William Hill share price surges after company receives two buyout proposals

William Hill's share price surged on Friday with confirmation they are at the centre of a potential bidding war after receiving takeover proposals from both US casino operator Caesars Entertainment and private equity giant Apollo Global Management.

They were responding to a report by Bloomberg that Apollo, which is also bidding to buy supermarket chain Asda, had approached William Hill about a potential deal.

There had also been speculation recently that Hills had been in discussions to merge their US sports betting and online gaming operations with Caesars, which already owns a 20 per cent stake in William Hill US.

William Hill have been increasingly focusing on the burgeoning American market as more states legalise sports betting following the lifting of restrictions there in 2018.

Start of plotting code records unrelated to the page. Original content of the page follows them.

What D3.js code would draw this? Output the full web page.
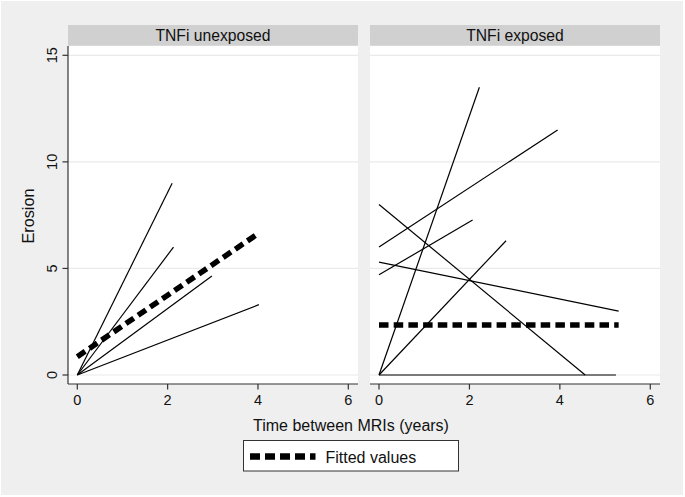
<!DOCTYPE html>
<html>
<head>
<meta charset="utf-8">
<script src="https://cdn.jsdelivr.net/npm/d3@7"></script>
<style>
html,body{margin:0;padding:0;background:#fff;}
svg{display:block;font-family:"Liberation Sans",Arial,Helvetica,sans-serif;}
</style>
</head>
<body>
<svg id="chart" width="685" height="497"></svg>
<script>
// ---- data ----
const panels = ["TNFi unexposed", "TNFi exposed"];
// unexposed subjects: start at time 0
const unexposedStartTime = [0, 0, 0, 0];
const unexposedStartErosion = [0, 0, 0, 0];
const unexposedEndTime = [2.1, 2.13, 2.98, 4.02];
const unexposedEndErosion = [9.0, 6.0, 4.65, 3.3];
// exposed subjects
const exposedStartTime = [0, 0, 0, 0, 0, 0, 0];
const exposedStartErosion = [0, 6.0, 8.0, 4.7, 5.3, 0, 0];
const exposedEndTime = [2.22, 3.95, 4.56, 2.07, 5.3, 2.81, 5.24];
const exposedEndErosion = [13.5, 11.5, 0, 7.27, 3.0, 6.3, 0];
// fitted values
const fittedUnexposedTime = [0, 3.98];
const fittedUnexposedValue = [0.86, 6.6];
const fittedExposedTime = [0, 5.3];
const fittedExposedValue = [2.35, 2.35];
const xTicks = [0, 2, 4, 6];
const yTicks = [0, 5, 10, 15];
const xTitle = "Time between MRIs (years)";
const yTitle = "Erosion";
const legendLabel = "Fitted values";

// ---- layout ----
const svg = d3.select("#chart");
const W = 685, H = 497;
svg.append("rect").attr("x",0).attr("y",0).attr("width",W).attr("height",H).attr("fill","#fff");
svg.append("rect").attr("x",1).attr("y",1).attr("width",W-3).attr("height",H-3).attr("fill","#efefef");

const plotTop = 46, plotBottom = 384;
const stripTop = 25;
const panelBoxes = [
  {x0: 68, x1: 358, range: [77.3, 348.3]},
  {x0: 370, x1: 660, range: [379, 650.3]}
];
const y = d3.scaleLinear().domain([0, 15]).range([375, 55.3]);

const segs = [
  unexposedEndTime.map((t, i) => [[unexposedStartTime[i], unexposedStartErosion[i]], [t, unexposedEndErosion[i]]]),
  exposedEndTime.map((t, i) => [[exposedStartTime[i], exposedStartErosion[i]], [t, exposedEndErosion[i]]])
];
const fits = [
  fittedUnexposedTime.map((t, i) => [t, fittedUnexposedValue[i]]),
  fittedExposedTime.map((t, i) => [t, fittedExposedValue[i]])
];

const dashArr = "9.5,5.2";
const dashW = 5.5;

panels.forEach((name, p) => {
  const b = panelBoxes[p];
  const x = d3.scaleLinear().domain([0, 6]).range(b.range);
  const g = svg.append("g");
  // plot area
  g.append("rect").attr("x", b.x0).attr("y", plotTop).attr("width", b.x1 - b.x0)
    .attr("height", plotBottom - plotTop).attr("fill", "#fff");
  // strip
  g.append("rect").attr("x", b.x0).attr("y", stripTop).attr("width", b.x1 - b.x0)
    .attr("height", plotTop - stripTop - 0.3).attr("fill", "#d0d0d0");
  g.append("text").attr("x", (b.x0 + b.x1) / 2).attr("y", 40.5).attr("text-anchor", "middle")
    .attr("font-size", "15.7px").attr("fill", "#111").text(name);
  // grid
  g.selectAll("line.grid").data(yTicks).join("line").attr("class", "grid")
    .attr("x1", b.x0).attr("x2", b.x1).attr("y1", d => y(d)).attr("y2", d => y(d))
    .attr("stroke", "#eaeaea").attr("stroke-width", 1.2);
  // subject lines
  const line = d3.line().x(d => x(d[0])).y(d => y(d[1]));
  g.selectAll("path.subj").data(segs[p]).join("path").attr("class", "subj")
    .attr("d", line).attr("fill", "none").attr("stroke", "#000").attr("stroke-width", 1.2);
  // fitted
  g.append("path").attr("d", line(fits[p])).attr("fill", "none").attr("stroke", "#000")
    .attr("stroke-width", dashW).attr("stroke-dasharray", dashArr);
  // x axis
  const xa = g.append("g").attr("transform", `translate(0,${plotBottom})`);
  xa.append("line").attr("x1", b.x0).attr("x2", b.x1).attr("y1", 0).attr("y2", 0)
    .attr("stroke", "#333").attr("stroke-width", 1.2);
  xa.selectAll("line.tk").data(xTicks).join("line").attr("class", "tk")
    .attr("x1", d => x(d)).attr("x2", d => x(d)).attr("y1", 0).attr("y2", 5.5)
    .attr("stroke", "#333").attr("stroke-width", 1.2);
  xa.selectAll("text").data(xTicks).join("text").attr("x", d => x(d)).attr("y", 21)
    .attr("text-anchor", "middle").attr("font-size", "14.5px").attr("fill", "#111").text(d => d);
  // y axis on left panel only
  if (p === 0) {
    const ya = g.append("g");
    ya.append("line").attr("x1", b.x0).attr("x2", b.x0).attr("y1", plotTop).attr("y2", plotBottom)
      .attr("stroke", "#333").attr("stroke-width", 1.2);
    ya.selectAll("line.tk").data(yTicks).join("line").attr("class", "tk")
      .attr("x1", b.x0 - 5.5).attr("x2", b.x0).attr("y1", d => y(d)).attr("y2", d => y(d))
      .attr("stroke", "#333").attr("stroke-width", 1.2);
    ya.selectAll("text").data(yTicks).join("text")
      .attr("transform", d => `translate(56.5,${y(d)}) rotate(-90)`)
      .attr("text-anchor", "middle").attr("font-size", "14.5px").attr("fill", "#111").text(d => d);
  }
});

// axis titles
svg.append("text").attr("x", 351).attr("y", 431).attr("text-anchor", "middle")
  .attr("font-size", "16px").attr("fill", "#111").text(xTitle);
svg.append("text").attr("transform", "translate(34,216) rotate(-90)").attr("text-anchor", "middle")
  .attr("font-size", "16.3px").attr("fill", "#111").text(yTitle);

// legend
svg.append("rect").attr("x", 243.5).attr("y", 440.5).attr("width", 215).attr("height", 30.5)
  .attr("fill", "#fff").attr("stroke", "#333").attr("stroke-width", 1);
svg.append("line").attr("x1", 250).attr("x2", 315.5).attr("y1", 456.5).attr("y2", 456.5)
  .attr("stroke", "#000").attr("stroke-width", 6.5).attr("stroke-dasharray", "10,5");
svg.append("text").attr("x", 325.5).attr("y", 462.5).attr("font-size", "16px").attr("fill", "#111")
  .text(legendLabel);
</script>
</body>
</html>
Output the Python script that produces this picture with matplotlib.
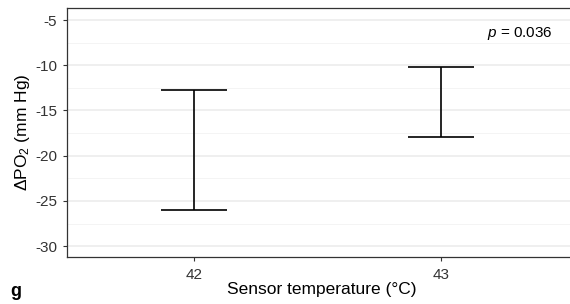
import numpy as np
import matplotlib
matplotlib.use("Agg")
import matplotlib.pyplot as plt

plt.rcParams['font.family'] = ['Liberation Sans', 'DejaVu Sans']
plt.rcParams['mathtext.fontset'] = 'custom'
plt.rcParams['mathtext.rm'] = 'Liberation Sans'
plt.rcParams['mathtext.it'] = 'Liberation Sans:italic'
plt.rcParams['mathtext.default'] = 'regular'
plt.rcParams['axes.unicode_minus'] = False

# data
temps = [42, 43]
upper = [-12.7, -10.2]
lower = [-26.0, -17.9]
yticks = [-5, -10, -15, -20, -25, -30]
p_text = "0.036"

fig = plt.figure(figsize=(5.7, 3.04), dpi=100)
ax = fig.add_axes([67/570, 47/304, 1 - 67/570 + 0.01, 249/304])

# background grid like ggplot theme_bw
for y in yticks:
    ax.axhline(y, color='#EBEBEB', lw=1.1, zorder=0)
for y in np.arange(-32.5, -2, 5):
    ax.axhline(y, color='#F2F2F2', lw=0.6, zorder=0)

half = 0.1325
ax.vlines(temps, lower, upper, color='black', lw=1.2)
ax.hlines(upper, [t - half for t in temps], [t + half for t in temps], color='black', lw=1.2)
ax.hlines(lower, [t - half for t in temps], [t + half for t in temps], color='black', lw=1.2)

ax.set_xlim(41.486, 43.545)
ax.set_ylim(-31.2, -3.67)
ax.set_xticks(temps)
ax.set_yticks(yticks)
ax.tick_params(labelsize=11, length=3, width=0.8, color='#333333', labelcolor='#333333')
ax.tick_params(axis='x', pad=5)
ax.tick_params(axis='y', pad=4)

for s in ['left', 'bottom', 'top']:
    ax.spines[s].set_color('#333333')
    ax.spines[s].set_linewidth(0.9)
ax.spines['right'].set_visible(False)

ax.set_xlabel("Sensor temperature (°C)", fontsize=12.5, labelpad=0)
ax.set_ylabel("ΔPO$_2$ (mm Hg)", fontsize=12.5, labelpad=2)

ax.text(43.45, -6.44, "$\\it{p}$ = " + p_text, ha='right', va='center', fontsize=11)
fig.text(10/570, 1 - 292/304, "g", fontsize=13, fontweight='bold', va='center')

fig.savefig("out.png", dpi=100)
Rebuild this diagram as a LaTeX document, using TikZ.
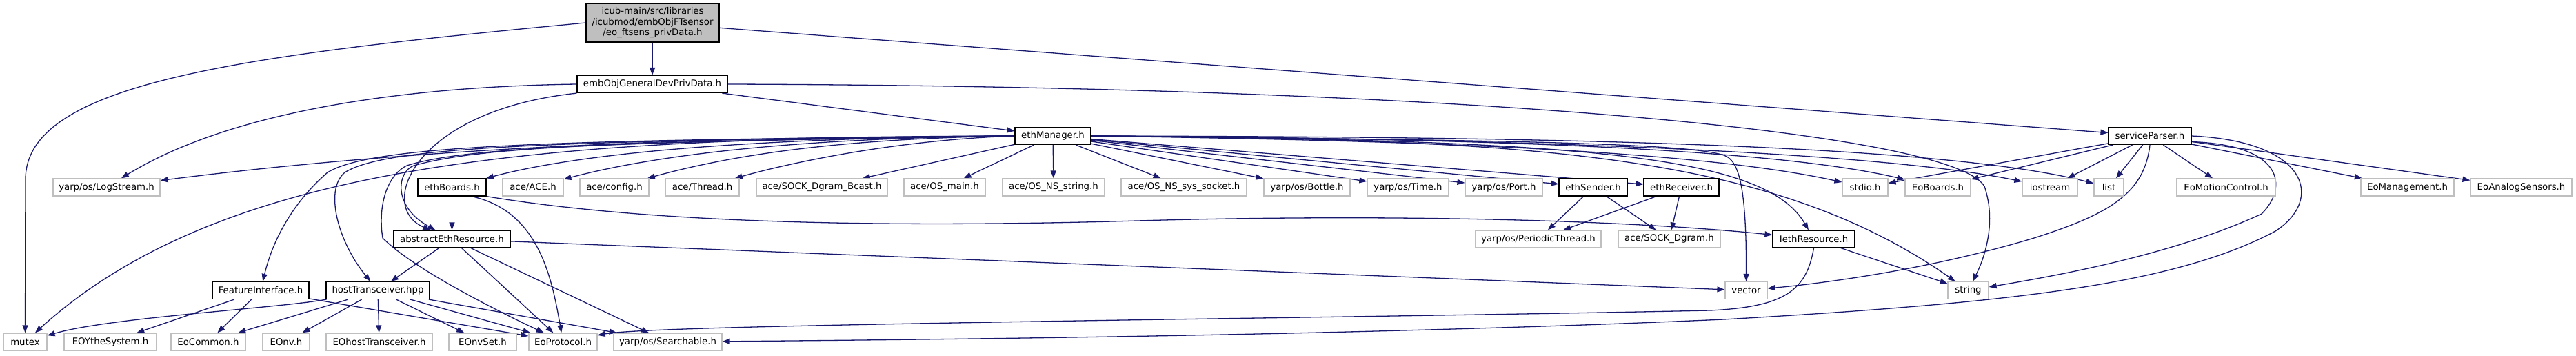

The bookmaker's share price had risen sharply on Friday following Bloomberg's report and after the bookmaker's statement it climbed further, rising by more than 43 per cent on the day to close at 312.20p on Friday evening.

Hills said in a statement that their board had "noted the recent press speculation regarding a possible offer for William Hill".

They confirmed the company had received separate cash proposals from Apollo and Caesars, adding: "Following an initial written proposal from Apollo on August 27 2020, William Hill received a further proposal from Apollo and proposals from Caesars."

The statement continued: "Discussions between William Hill and the respective parties are ongoing. There can be no certainty that any offer for William Hill will be made, nor as to the terms on which any offer might be made."

Hills said Apollo and Caesars were required to announce a firm intention to make an offer by 5pm on October 23. They added: "A further announcement will be made if and when appropriate."

The news brought speculation about what might happen to William Hill following any deal. Goodbody Stockbrokers gaming and leisure analyst Gavin Kelleher said the US is the "key attraction with William Hill".

He added: "Another interesting angle is the plans Apollo and/or Caesars have for the non-US part of William Hill. 

"The William Hill online business is somewhat subscale relative to larger competitors – could we see this business spun-off and/or a new owner look to scale it up with further M&A [mergers and acquisitions]?"

Shares in other gambling stocks also rose following the news, with Ladbrokes Coral owner GVC Holdings ending the day up by more than 16 per cent at 998.4p and Flutter Entertainment, parent company of Paddy Power Betfair and Sky Bet, nearly seven per cent higher at 12,680p.